September 5, 2007

Follow the flow

by Dan Bilicki In: Baseball

A lot can happen over a long weekend; especially at this time of year and even more so if you can’t post due to internet problems. A wonderful little flow of big events happened over the past few days in major league baseball and if I had somehow been unable to post for another day or two, I would have been glad to write a “Six Degrees of Separation headline.

We begin on Friday night when the ever-so fading Twins nearly had a historical night. The young Scott Baker had a night to remember and made a lot of people scoot forward to edges of their seats. Going into the ninth inning against the sad sack Royals, Baker was holding down the fort and tossing a perfect game. Now, of course this post would be leading a lot differently if he had actually accomplished the feat, but even getting that close before finally giving up a walk is still fantastic.
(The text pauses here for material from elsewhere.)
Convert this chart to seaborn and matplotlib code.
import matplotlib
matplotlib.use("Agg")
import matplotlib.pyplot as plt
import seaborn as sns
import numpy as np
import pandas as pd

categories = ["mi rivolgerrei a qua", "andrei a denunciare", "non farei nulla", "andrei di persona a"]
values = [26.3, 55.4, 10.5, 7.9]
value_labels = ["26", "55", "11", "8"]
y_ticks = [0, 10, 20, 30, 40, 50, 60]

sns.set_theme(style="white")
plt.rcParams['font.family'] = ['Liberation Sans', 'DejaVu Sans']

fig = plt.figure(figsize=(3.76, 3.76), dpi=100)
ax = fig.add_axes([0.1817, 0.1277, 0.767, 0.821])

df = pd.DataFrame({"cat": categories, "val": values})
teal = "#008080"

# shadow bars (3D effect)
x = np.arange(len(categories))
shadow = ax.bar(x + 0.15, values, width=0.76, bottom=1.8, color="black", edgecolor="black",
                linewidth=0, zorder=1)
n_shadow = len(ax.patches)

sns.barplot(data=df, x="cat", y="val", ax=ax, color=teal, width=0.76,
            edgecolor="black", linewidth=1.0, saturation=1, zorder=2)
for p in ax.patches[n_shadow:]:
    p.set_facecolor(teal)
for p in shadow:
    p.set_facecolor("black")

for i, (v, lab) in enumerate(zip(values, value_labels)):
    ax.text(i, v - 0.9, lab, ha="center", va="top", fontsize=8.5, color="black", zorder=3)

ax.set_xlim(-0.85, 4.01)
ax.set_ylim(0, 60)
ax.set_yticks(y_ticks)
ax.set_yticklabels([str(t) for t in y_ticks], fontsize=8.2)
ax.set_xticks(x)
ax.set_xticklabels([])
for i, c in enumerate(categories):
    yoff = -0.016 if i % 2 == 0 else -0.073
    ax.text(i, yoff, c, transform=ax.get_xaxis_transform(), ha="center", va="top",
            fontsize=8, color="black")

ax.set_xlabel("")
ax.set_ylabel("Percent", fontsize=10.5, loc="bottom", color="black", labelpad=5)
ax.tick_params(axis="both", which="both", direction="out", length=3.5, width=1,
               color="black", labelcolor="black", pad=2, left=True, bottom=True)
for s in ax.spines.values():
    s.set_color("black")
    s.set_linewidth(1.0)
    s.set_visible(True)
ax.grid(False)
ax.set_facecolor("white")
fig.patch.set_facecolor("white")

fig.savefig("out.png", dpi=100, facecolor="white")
Even odder, the man who got the hit was Mike Sweeney, pinch hitting in the second game of the double header. Sweeney hadn’t had an June 17th and was activated off the DL in between the twin bill. So close.
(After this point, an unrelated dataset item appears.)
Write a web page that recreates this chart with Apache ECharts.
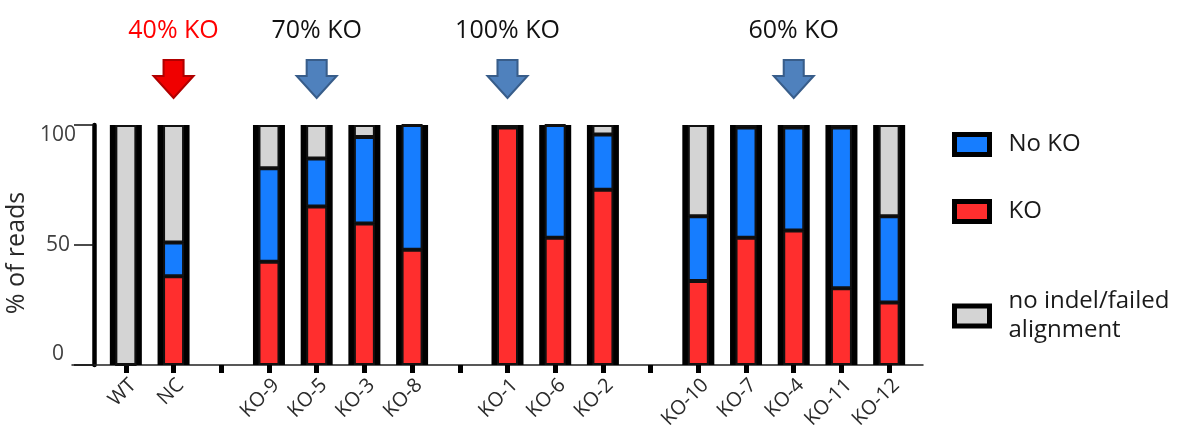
<!DOCTYPE html>
<html><head><meta charset="utf-8">
<script src="https://cdn.jsdelivr.net/npm/echarts@6/dist/echarts.min.js"></script>
<style>html,body{margin:0;padding:0;background:#fff}#c{width:1182px;height:428px}</style>
</head><body><div id="c"></div>
<script>
// ---- data ----
const categories   = ['WT','NC','','KO-9','KO-5','KO-3','KO-8','','KO-1','KO-6','KO-2','','KO-10','KO-7','KO-4','KO-11','KO-12'];
const koValues     = [0, 37, '-', 43, 66, 59, 48, '-', 99, 53, 73, '-', 35, 53, 56, 32, 26];
const noKoValues   = [0, 14, '-', 39, 20, 36, 52, '-', 0, 47, 23, '-', 27, 46, 43, 67, 36];
const failedValues = [100, 49, '-', 18, 14, 5, 0, '-', 1, 0, 4, '-', 38, 1, 1, 1, 38];
const yTicks = [0, 50, 100];
const annCats   = ['NC', 'KO-5', 'KO-1', 'KO-4'];
const annTexts  = ['40% KO', '70% KO', '100% KO', '60% KO'];
const annColors = ['red', 'blue', 'blue', 'blue'];

const FONT = "'Open Sans', sans-serif";
const RED = '#ff2e2e', BLUE = '#167dff', GRAY = '#d4d4d4';
const ARROW = 'path://M10,0 L30,0 L30,16 L40,16 L20,38 L0,16 L10,16 Z';
const arrowStyle = {
  red:  {fill: '#f00000', border: '#b00000', text: '#ff0000'},
  blue: {fill: '#4f81bd', border: '#385d8a', text: '#111111'}
};

const frameValues = categories.map(c => c === '' ? '-' : 100);
const annData = annCats.map((c, i) => {
  const s = arrowStyle[annColors[i]];
  return {
    value: [categories.indexOf(c), 0.5],
    itemStyle: {color: s.fill, borderColor: s.border, borderWidth: 2, opacity: 1},
    label: {color: s.text}
  };
});

const legendBase = {
  orient: 'vertical', padding: 0, itemWidth: 35, itemHeight: 20, icon: 'rect',
  selectedMode: false, left: 952,
  itemStyle: {borderColor: '#000', borderWidth: 5},
  textStyle: {fontSize: 24, fontFamily: FONT, color: '#1a1a1a', lineHeight: 29, padding: [0, 0, 0, 14]}
};

const chart = echarts.init(document.getElementById('c'), null, {renderer: 'canvas'});
chart.setOption({
  animation: false,
  backgroundColor: '#fff',
  grid: [
    {left: 102, right: 269, top: 125, bottom: 63, containLabel: false, outerBoundsMode: 'none'},
    {left: 102, right: 269, top: 60, height: 38, containLabel: false, outerBoundsMode: 'none'},
    {left: 72, right: 259, top: 125, bottom: 63, containLabel: false, outerBoundsMode: 'none'}
  ],
  xAxis: [
    {type: 'category', gridIndex: 0, data: categories,
     axisLine: {show: false},
     axisTick: {show: true, alignWithLabel: true, interval: 0, length: 8, lineStyle: {color: '#000', width: 5}},
     axisLabel: {interval: 0, rotate: 45, fontSize: 20, color: '#2a2a2a', margin: 10, fontFamily: FONT,
                 verticalAlign: 'top'}},
    {type: 'category', gridIndex: 0, data: categories, show: false},
    {type: 'category', gridIndex: 1, data: categories, show: false},
    {type: 'value', gridIndex: 2, min: 0, max: 1,
     axisLine: {show: true, lineStyle: {color: '#222', width: 1.5}},
     axisTick: {show: false}, axisLabel: {show: false}, splitLine: {show: false}}
  ],
  yAxis: [
    {type: 'value', gridIndex: 0, min: yTicks[0], max: yTicks[yTicks.length - 1], interval: yTicks[1] - yTicks[0], offset: 8,
     axisLine: {show: true, lineStyle: {color: '#000', width: 4.5}},
     axisTick: {show: true, length: 20, lineStyle: {color: '#111', width: 1.5}},
     splitLine: {show: false},
     axisLabel: {fontSize: 21, color: '#404040', fontFamily: FONT, align: 'center', margin: 36,
                 verticalAlignMinLabel: 'bottom', verticalAlignMaxLabel: 'top'},
     name: '% of reads', nameLocation: 'middle', nameRotate: 90, nameGap: 45,
     nameTextStyle: {fontSize: 25, color: '#2a2a2a', fontFamily: FONT, padding: [0, 16, 0, 0]}},
    {type: 'value', gridIndex: 1, min: 0, max: 1, show: false},
    {type: 'value', gridIndex: 2, min: 0, max: 1, show: false}
  ],
  legend: [
    Object.assign({}, legendBase, {data: ['No KO'], top: 130}),
    Object.assign({}, legendBase, {data: ['KO'], top: 197}),
    Object.assign({}, legendBase, {data: ['no indel/failed alignment'], top: 287,
      formatter: () => 'no indel/failed\nalignment'})
  ],
  series: [
    {type: 'bar', name: 'frame', xAxisIndex: 0, yAxisIndex: 0, data: frameValues, barWidth: 32,
     itemStyle: {color: '#000'}, z: 2, silent: true},
    {type: 'bar', name: 'KO', xAxisIndex: 1, yAxisIndex: 0, stack: 's', data: koValues, barWidth: 21,
     itemStyle: {color: RED, borderColor: '#111', borderWidth: 2}, z: 3},
    {type: 'bar', name: 'No KO', xAxisIndex: 1, yAxisIndex: 0, stack: 's', data: noKoValues, barWidth: 21,
     itemStyle: {color: BLUE, borderColor: '#111', borderWidth: 2}, z: 3},
    {type: 'bar', name: 'no indel/failed alignment', xAxisIndex: 1, yAxisIndex: 0, stack: 's', data: failedValues, barWidth: 21,
     itemStyle: {color: GRAY, borderColor: '#111', borderWidth: 2}, z: 3},
    {type: 'scatter', name: 'annotations', xAxisIndex: 2, yAxisIndex: 1, data: annData,
     symbol: ARROW, symbolSize: [40, 38], z: 4, silent: true,
     itemStyle: {opacity: 1},
     label: {show: true, position: 'top', distance: 16, fontSize: 25, fontFamily: FONT,
             formatter: p => annTexts[p.dataIndex]}}
  ]
});
</script>
</body></html>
The very next night, the Boston Red Sox received a similar pitching performance from an unlikely source. Rookie Clay Buchholz, in his second major league start, threw a no-hitter against the very bad Baltimore Orioles. After having some time to think about both Buchholz’s and Baker’s performances, it’s actually kind of hard to get fired up about them. These were two high-level prospects who stepped up and beat seriously crappy teams. The Royals are, well, the Royals and the Orioles are the same team that were dominated by a Blue Jays double-A farm hand in his first start (Jesse Litsch). If one of those kids could stun a contender, then I would give some serious kudos.

Speaking of the Red Sox and beating crappy teams, former Boston ace Pedro Martinez made his first start since undergoing major shoulder surgery and did a damn good job in his come-back. Pedro picked up the win in a 10-4 game against the Reds but more importantly became the 15th pitcher in history to reach the 3,000 strikeout mark. Pedro should be hall of fame bound when his career wraps up and these numbers are really helping pave his way into Cooperstown.

Speaking of milestones, one that was off of my radar at least occured last night. Marlins superstar (yes, I would consider him one) Miguel Cabrera became the third youngest player to drive in 500 RBIs with a run-scoring against the Nationals. The two men ahead of him, Mel Ott and Ted Williams, had some stunning careers themselves so this milestone bodes quite well for Miggy C. It was Cabrera’s 96th RBI of the season and now, should he tally four more, he’ll also become the third-youngest player with four consecutive 100 RBI seasons. Ott and Williams are the others in that category as well. Too bad the lost the game.

Now, the challenge will be to see if some in baseball can connect to Cabrera’s feat last night; but I might have to get creative with that part.